The motion to approve the budget was amended to reflect the caveat Puckett mentioned. The caveat is the list of recommendations the council approved last week.

In another motion, the Solid Waste Management District budget was adopted at $813,512. Puckett said the SWMD did have a conversation about lowering its tax rate, which will be done when it receives its 1782 Notice from the state in December. The advertised tax rate for 2020 is $0.0001 per $100 of assessed valuation, which the District decided was sufficient as well for 2021, she said.

Puckett also presented the 2021 county salary ordinance.

“For the salary ordinance, what we did is we looked at 2020 wages and we processed a 1% increase that you recommended for county employees for 2021. The salary ordinance reflects those changes,” she said.

The department heads reviewed their budgets, comment chart and salary ordinance after the Council’s last meeting to make sure they were accurate. Puckett said there were some minor changes that had to be made but otherwise the review was successful.
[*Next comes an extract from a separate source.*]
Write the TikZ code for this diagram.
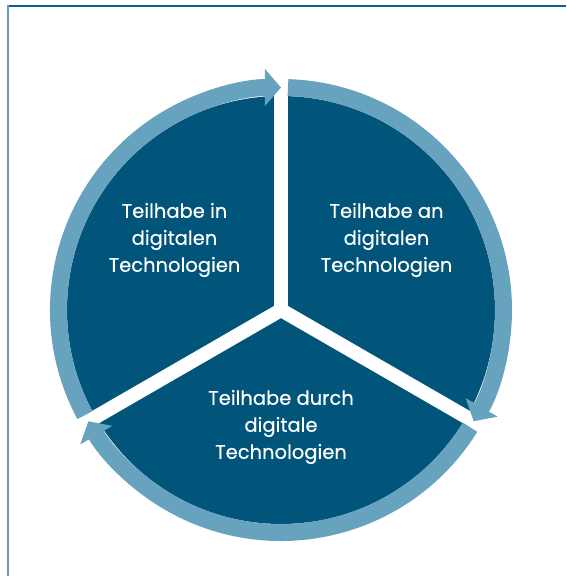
\documentclass[tikz,border=0pt]{standalone}
\usepackage{fontspec}
\setmainfont{Poppins}
\newfontfamily\labelfont{Poppins}[FakeBold=0.3]
\usetikzlibrary{arrows.meta}

\definecolor{discblue}{HTML}{02557A}
\definecolor{ringblue}{HTML}{67A3BF}
\definecolor{frametop}{HTML}{0B5F8A}
\definecolor{frameleft}{HTML}{6A9AB6}

\tikzset{
    ring/.style={line width=17pt, color=ringblue, -{Triangle[length=16pt, width=36pt]}},
    cut/.style={line width=14pt, color=white},
    label/.style={align=center, color=white, font=\labelfont\fontsize{19.5}{27}\selectfont}
}

\begin{document}
\begin{tikzpicture}[x=1pt, y=1pt]
        \useasboundingbox (-281, -266) rectangle (285, 310);
        \draw[frametop, line width=1.3pt] (-273, 304) -- (285, 304);
        \draw[frameleft, line width=1.5pt] (-273, 305) -- (-273, -266);

        \coordinate (c) at (0, 0);
        \fill[discblue] (c) circle (214);

        \foreach \a in {90, -30, 210}
            \draw[cut] (c) -- (\a:216);

        \foreach \a in {90, -30, -150}
        {
            \draw[ring] (\a+118.2:222.5) arc[start angle=\a+118.2, end angle=\a, radius=222.5];
        }

        \node[label] (in) at (-106.5, 70) {Teilhabe in\\digitalen\\Technologien};
        \node[label] (an) at (105.5, 70) {Teilhabe an\\digitalen\\Technologien};
        \node[label] (durch) at (0, -117) {Teilhabe durch\\digitale\\Technologien};
    \end{tikzpicture}
\end{document}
The County Council approved the salary ordinance.

Finally, Puckett presented an ordinance to amend the county’s current Rainy Day Fund.

“Currently, the Rainy Day is established and the uses that pertain to the Rainy Day Fund are very specific to bond repayments or Justice Building payments. We do not have a Justice Building payment, that’s been paid off for a few year. So in order to utilize those Rainy Day Funds to work on other projects to assist with county general, if need be, we need to amend the ordinance to allow it to be used for anything that tax dollars could be used for. It’s being amended to mirror what the Indiana code says. It’s just our local ordinance is more restrictive than the Indiana code, so this would be so those mirror each other,” Puckett explained.

The Rainy Day Fund has $3.6 million in it as of Thursday.

“Also at this point, the numbers I just read do not include any of this money at all. This was not included as part of that projection,” Mitchell said, referring to her comments about the county general budget.